## begin DATA PROVIDED

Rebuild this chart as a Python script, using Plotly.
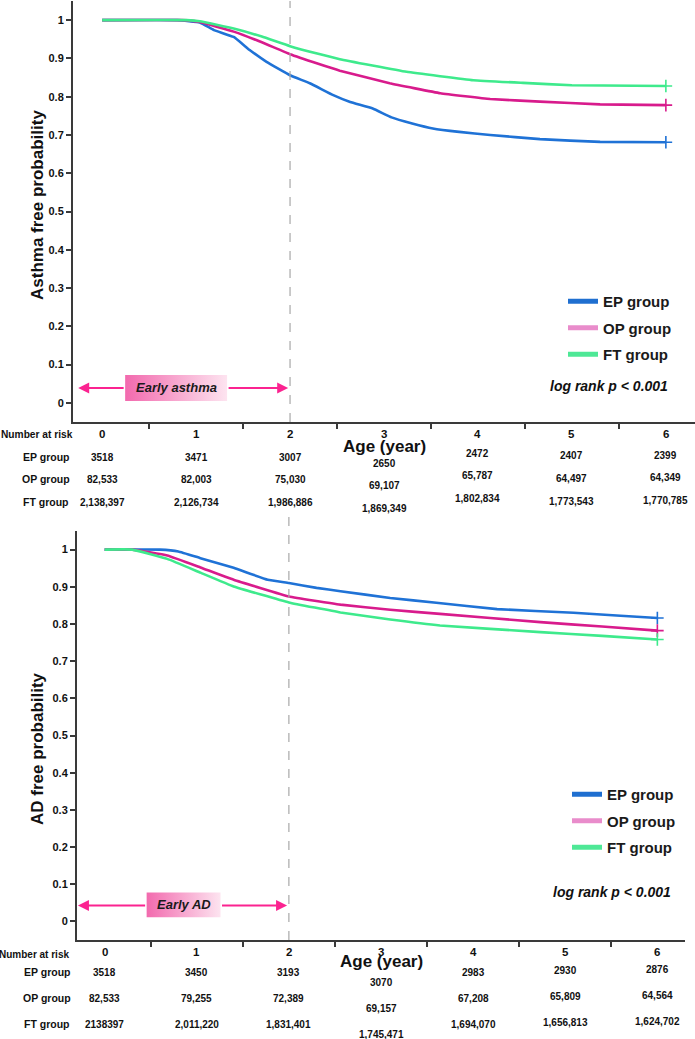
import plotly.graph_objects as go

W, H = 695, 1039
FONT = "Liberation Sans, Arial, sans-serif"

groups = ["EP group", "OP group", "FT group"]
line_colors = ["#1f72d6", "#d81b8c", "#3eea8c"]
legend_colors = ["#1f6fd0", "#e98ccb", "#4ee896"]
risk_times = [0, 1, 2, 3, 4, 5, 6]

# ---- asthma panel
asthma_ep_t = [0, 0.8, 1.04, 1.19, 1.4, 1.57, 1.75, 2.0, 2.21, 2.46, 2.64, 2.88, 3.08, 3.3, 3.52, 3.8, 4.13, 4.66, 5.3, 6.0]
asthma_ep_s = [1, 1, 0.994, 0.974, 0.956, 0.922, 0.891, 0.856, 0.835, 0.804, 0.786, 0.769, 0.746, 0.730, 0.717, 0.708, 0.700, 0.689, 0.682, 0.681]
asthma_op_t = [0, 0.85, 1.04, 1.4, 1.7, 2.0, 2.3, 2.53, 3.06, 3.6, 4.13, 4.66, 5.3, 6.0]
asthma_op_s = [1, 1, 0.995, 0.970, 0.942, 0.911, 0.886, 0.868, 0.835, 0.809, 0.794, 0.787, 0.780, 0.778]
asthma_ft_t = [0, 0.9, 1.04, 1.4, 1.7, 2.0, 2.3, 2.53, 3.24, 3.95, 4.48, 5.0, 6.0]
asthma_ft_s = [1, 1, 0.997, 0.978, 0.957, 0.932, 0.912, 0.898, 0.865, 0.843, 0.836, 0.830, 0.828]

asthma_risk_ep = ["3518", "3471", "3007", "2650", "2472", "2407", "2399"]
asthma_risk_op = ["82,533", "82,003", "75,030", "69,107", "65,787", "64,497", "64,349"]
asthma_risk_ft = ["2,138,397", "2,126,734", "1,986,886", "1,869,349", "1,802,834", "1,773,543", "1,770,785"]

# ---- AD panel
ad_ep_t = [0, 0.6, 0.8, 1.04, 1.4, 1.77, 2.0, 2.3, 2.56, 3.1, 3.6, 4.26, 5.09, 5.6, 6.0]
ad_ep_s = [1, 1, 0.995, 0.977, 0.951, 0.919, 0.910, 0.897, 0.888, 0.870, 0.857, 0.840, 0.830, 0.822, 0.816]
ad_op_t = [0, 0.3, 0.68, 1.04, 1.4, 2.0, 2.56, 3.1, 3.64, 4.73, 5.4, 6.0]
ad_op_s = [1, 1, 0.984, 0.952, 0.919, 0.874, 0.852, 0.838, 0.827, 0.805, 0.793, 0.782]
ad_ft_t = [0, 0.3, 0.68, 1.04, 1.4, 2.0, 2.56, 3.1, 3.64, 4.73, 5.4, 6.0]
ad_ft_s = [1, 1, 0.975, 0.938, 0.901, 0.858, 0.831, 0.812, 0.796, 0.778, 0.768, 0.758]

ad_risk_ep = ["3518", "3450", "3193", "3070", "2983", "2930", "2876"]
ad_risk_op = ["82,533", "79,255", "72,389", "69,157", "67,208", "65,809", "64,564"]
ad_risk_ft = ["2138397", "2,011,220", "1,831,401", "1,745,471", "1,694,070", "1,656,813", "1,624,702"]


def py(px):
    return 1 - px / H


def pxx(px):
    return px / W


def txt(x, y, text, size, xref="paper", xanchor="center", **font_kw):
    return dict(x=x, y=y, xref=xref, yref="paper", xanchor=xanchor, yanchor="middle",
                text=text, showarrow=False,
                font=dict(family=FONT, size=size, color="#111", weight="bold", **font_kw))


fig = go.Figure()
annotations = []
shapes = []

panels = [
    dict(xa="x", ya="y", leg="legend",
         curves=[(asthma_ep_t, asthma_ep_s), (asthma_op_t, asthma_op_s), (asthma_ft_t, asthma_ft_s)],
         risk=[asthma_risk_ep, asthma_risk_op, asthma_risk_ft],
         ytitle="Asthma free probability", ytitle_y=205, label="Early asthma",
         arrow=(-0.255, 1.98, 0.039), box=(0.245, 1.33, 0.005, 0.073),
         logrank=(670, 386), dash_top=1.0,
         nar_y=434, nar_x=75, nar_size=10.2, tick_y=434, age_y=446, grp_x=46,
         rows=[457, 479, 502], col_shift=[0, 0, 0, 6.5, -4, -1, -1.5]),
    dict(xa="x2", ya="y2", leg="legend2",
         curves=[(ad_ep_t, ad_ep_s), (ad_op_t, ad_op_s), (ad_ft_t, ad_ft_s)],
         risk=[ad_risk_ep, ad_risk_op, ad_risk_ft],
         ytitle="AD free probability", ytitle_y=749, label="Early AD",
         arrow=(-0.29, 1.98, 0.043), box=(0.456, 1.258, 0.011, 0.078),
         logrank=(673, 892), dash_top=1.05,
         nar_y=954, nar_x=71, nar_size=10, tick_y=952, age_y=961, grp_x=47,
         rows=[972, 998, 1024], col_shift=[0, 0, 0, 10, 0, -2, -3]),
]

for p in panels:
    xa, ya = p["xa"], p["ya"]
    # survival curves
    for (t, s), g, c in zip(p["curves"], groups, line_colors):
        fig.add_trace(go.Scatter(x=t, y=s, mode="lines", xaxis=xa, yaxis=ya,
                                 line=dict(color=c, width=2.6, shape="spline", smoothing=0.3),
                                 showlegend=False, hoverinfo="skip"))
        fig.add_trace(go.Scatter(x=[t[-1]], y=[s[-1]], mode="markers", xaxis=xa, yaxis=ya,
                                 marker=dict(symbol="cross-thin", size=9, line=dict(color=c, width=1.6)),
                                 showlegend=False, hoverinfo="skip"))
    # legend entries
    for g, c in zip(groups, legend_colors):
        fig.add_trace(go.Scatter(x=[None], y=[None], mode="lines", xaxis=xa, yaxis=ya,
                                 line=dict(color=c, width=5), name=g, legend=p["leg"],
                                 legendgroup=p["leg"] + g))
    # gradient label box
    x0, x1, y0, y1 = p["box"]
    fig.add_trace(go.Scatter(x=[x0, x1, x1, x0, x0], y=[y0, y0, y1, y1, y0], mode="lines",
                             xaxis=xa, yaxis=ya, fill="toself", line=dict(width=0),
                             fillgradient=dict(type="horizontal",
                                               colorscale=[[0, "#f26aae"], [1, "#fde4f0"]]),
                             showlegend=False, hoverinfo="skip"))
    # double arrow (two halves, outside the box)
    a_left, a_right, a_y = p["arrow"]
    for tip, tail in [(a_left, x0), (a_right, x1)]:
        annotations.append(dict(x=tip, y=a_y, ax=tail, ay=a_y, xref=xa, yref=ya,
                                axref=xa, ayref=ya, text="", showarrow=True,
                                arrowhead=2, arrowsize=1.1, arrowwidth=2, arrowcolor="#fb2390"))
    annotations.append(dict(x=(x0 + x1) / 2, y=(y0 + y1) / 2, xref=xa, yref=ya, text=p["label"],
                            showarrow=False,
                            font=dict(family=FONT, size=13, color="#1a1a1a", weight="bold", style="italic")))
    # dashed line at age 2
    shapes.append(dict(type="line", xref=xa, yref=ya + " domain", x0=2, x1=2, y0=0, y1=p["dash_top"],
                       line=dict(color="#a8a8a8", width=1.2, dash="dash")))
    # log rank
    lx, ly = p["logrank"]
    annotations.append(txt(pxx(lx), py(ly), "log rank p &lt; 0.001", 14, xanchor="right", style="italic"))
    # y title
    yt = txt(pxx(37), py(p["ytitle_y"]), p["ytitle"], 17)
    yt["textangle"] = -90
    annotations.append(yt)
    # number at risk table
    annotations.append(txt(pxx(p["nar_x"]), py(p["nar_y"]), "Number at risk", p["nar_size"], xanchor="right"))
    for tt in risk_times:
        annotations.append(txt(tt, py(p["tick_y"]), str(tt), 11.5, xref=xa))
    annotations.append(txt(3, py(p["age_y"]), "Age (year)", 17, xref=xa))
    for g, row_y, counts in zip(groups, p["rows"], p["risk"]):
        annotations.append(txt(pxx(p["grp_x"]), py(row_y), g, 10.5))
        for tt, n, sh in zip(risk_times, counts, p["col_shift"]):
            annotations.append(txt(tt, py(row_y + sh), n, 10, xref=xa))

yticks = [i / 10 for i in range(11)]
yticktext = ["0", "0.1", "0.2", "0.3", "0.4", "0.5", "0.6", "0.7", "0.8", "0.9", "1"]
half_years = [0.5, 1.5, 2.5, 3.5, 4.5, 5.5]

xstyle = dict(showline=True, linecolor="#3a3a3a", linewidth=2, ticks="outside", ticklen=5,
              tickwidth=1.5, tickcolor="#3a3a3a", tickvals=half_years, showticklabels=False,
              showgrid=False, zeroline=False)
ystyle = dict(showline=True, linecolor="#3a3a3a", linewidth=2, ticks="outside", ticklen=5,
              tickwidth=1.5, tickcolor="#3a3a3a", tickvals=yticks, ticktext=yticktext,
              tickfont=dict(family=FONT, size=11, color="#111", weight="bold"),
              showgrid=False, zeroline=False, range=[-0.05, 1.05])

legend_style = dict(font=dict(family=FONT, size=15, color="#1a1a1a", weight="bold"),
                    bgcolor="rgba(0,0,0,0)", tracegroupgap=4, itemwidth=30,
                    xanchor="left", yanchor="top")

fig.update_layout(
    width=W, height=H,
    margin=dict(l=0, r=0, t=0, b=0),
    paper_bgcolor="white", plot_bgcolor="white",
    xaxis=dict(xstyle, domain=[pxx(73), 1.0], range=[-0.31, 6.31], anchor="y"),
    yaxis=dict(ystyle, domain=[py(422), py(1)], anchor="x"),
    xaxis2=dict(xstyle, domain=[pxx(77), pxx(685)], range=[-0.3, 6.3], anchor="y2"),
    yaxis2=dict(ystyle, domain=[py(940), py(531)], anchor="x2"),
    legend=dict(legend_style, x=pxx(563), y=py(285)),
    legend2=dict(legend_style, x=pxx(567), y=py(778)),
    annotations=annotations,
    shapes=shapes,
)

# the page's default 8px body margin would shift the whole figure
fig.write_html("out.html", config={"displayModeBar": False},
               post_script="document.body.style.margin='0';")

## end DATA PROVIDED

INSTRUCTIONS TO FOLLOW
Extract the lines exactly, please: the first line of the listing, the line with "0.836, 0.830, 0.828]", and every line between them, but no pictures.

TASK RESULT
Rebuild this chart as a Python script, using Plotly.
import plotly.graph_objects as go

W, H = 695, 1039
FONT = "Liberation Sans, Arial, sans-serif"

groups = ["EP group", "OP group", "FT group"]
line_colors = ["#1f72d6", "#d81b8c", "#3eea8c"]
legend_colors = ["#1f6fd0", "#e98ccb", "#4ee896"]
risk_times = [0, 1, 2, 3, 4, 5, 6]

# ---- asthma panel
asthma_ep_t = [0, 0.8, 1.04, 1.19, 1.4, 1.57, 1.75, 2.0, 2.21, 2.46, 2.64, 2.88, 3.08, 3.3, 3.52, 3.8, 4.13, 4.66, 5.3, 6.0]
asthma_ep_s = [1, 1, 0.994, 0.974, 0.956, 0.922, 0.891, 0.856, 0.835, 0.804, 0.786, 0.769, 0.746, 0.730, 0.717, 0.708, 0.700, 0.689, 0.682, 0.681]
asthma_op_t = [0, 0.85, 1.04, 1.4, 1.7, 2.0, 2.3, 2.53, 3.06, 3.6, 4.13, 4.66, 5.3, 6.0]
asthma_op_s = [1, 1, 0.995, 0.970, 0.942, 0.911, 0.886, 0.868, 0.835, 0.809, 0.794, 0.787, 0.780, 0.778]
asthma_ft_t = [0, 0.9, 1.04, 1.4, 1.7, 2.0, 2.3, 2.53, 3.24, 3.95, 4.48, 5.0, 6.0]
asthma_ft_s = [1, 1, 0.997, 0.978, 0.957, 0.932, 0.912, 0.898, 0.865, 0.843, 0.836, 0.830, 0.828]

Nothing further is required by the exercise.